In his 91 years, he’s been editor of the Brentwood News, president of the East Contra Costa Historical Society, a Bethel Island fire commissioner, a board member at the Delta Memorial Hospital, and a charter member of the Ironhouse Sanitary District Board. And that’s only a fraction of his resumé.
Most recently, Gromm served as a board member of the John Marsh Historic Trust, an organization dedicated to raising funds to restore the home of the California pioneer who helped settle the area. Gromm helped form the organization to save the Marsh House, located off Marsh Creek Road in Brentwood, in 1971 and served as president, vice president and secretary over the years.
It was an ideal position for Gromm, as his passion for history helped fuel his interest in repairing and renovating the house so that it can be enjoyed by future generations. But he decided to retire from his post to make way for the younger generation.
“I’ve been at it too long,” Gromm said. “It’s time for the younger, more energetic people to step in and bring some new ideas. It’s time to give the young people a chance, give them an opportunity to get their feet wet. I’ll still help out if they need me – I’m not completely cut out of it.”
Even though he retired from the board earlier this year, the Bethel Island resident hasn’t abandoned his interest in history. Just last weekend he was out at the East Contra Costa Historical Society Museum volunteering as a docent.
Gromm said he’s always been interested in history, guided by his fascination to understand how East County communities have evolved. He published a history book about Bethel Island in 2006 and is currently working on a book about Oakley, which he hopes to finish by the end of the year.
He keeps folders with information about local communities and their histories, but nothing compares to the binder that overflows with information about John Marsh. The binder is so rich with information that Gromm keeps a second folder to hold what won’t fit in the bursting three-ring binder. “The most interesting thing about the John Marsh story is that he was one of the first U.S. citizens to come out to California territory. He worked hard toward getting this area annexed into the United States. He also shipped crops out to gold rush country so the miners would have something to eat. He did a lot for this area.”
Gromm holds his own place in the John Marsh story. According to local historian Kathy Leighton, Gromm is the last person to spend the night at the Marsh House before it was closed to the public.

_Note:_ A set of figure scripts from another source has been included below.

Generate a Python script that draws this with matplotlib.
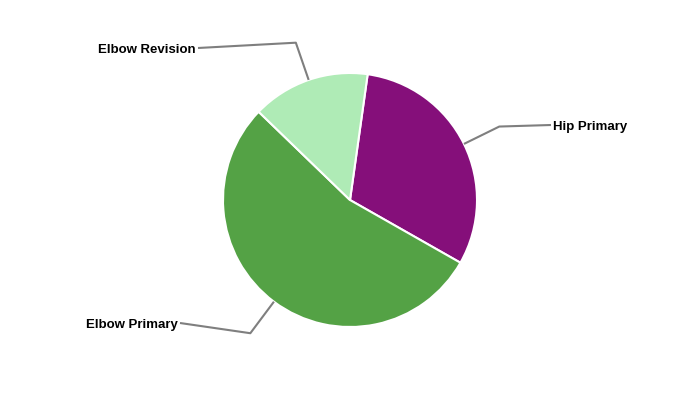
import numpy as np
import matplotlib.pyplot as plt

# pie data
categories = ['Hip Primary', 'Elbow Primary', 'Elbow Revision']
values = [31, 54, 15]
colors = ['#850f7a', '#54a245', '#afebb6']

W, H = 700, 400
cx, cy, r = 350, 200, 127
start = 82  # degrees, ccw from x axis; slices go clockwise

# label anchor points (pixel coords, y down) and alignment
label_pos = {
    'Hip Primary': (553, 125, 'left'),
    'Elbow Primary': (178, 323, 'right'),
    'Elbow Revision': (196, 48, 'right'),
}

fig = plt.figure(figsize=(7, 4), dpi=100)
ax = fig.add_axes([0, 0, 1, 1])

wedges, _ = ax.pie(values, colors=colors, startangle=start, counterclock=False,
                   radius=r, center=(cx, H - cy),
                   wedgeprops=dict(edgecolor='white', linewidth=1.5))

ax.set_xlim(0, W)
ax.set_ylim(0, H)
ax.set_aspect('equal')
ax.axis('off')

for w, name in zip(wedges, categories):
    mid = np.deg2rad((w.theta1 + w.theta2) / 2)
    x0, y0 = cx + r * np.cos(mid), (H - cy) + r * np.sin(mid)
    x1, y1 = cx + 1.31 * r * np.cos(mid), (H - cy) + 1.31 * r * np.sin(mid)
    lx, ly, ha = label_pos[name]
    ax.plot([x0, x1, lx + (-2 if ha == 'left' else 2)], [y0, y1, H - ly],
            color='#7f7f7f', lw=1.5, solid_capstyle='butt')
    ax.text(lx, H - ly - 2, name, ha=ha, va='center', fontsize=9.5,
            fontweight='bold', family='Liberation Sans', color='black')

fig.savefig('out.png', dpi=100)
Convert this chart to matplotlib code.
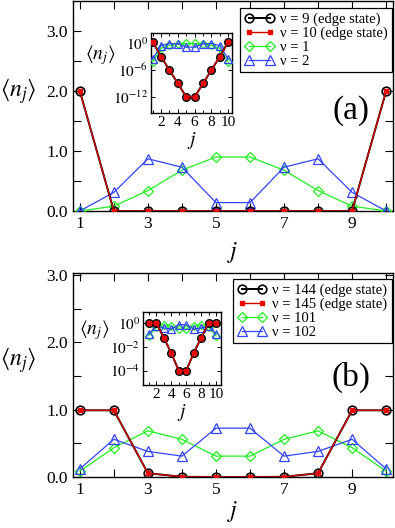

Gromm fondly recalls the day: Mother’s Day, 1972, when the John Marsh Memorial Association held an event called Romeria to raise funds to save the house. “I planned this big party, our first fundraiser for the association, but people said no one would come since it was Mother’s Day, but we ended up with 1,500 people in attendance because everyone came with their mothers.”
During his service as a member of the Trust, Gromm has helped raise thousands of dollars to retrofit the house and make it earthquake safe so it can be open to the public again. But it will take millions of dollars to make that happen, a reality Gromm would like to see in his lifetime.
“I’ve had an interesting life,” Gromm said. “I can’t complain. I’m proud that I’ve been able to be of assistance to the community. I hope to see the Marsh House restored before I’m no longer vertical, but other than that, I’ve done everything I’ve wanted to do. I have a wonderful family and I’ve had a nice life. I guess the only thing I didn’t do was become a millionaire.”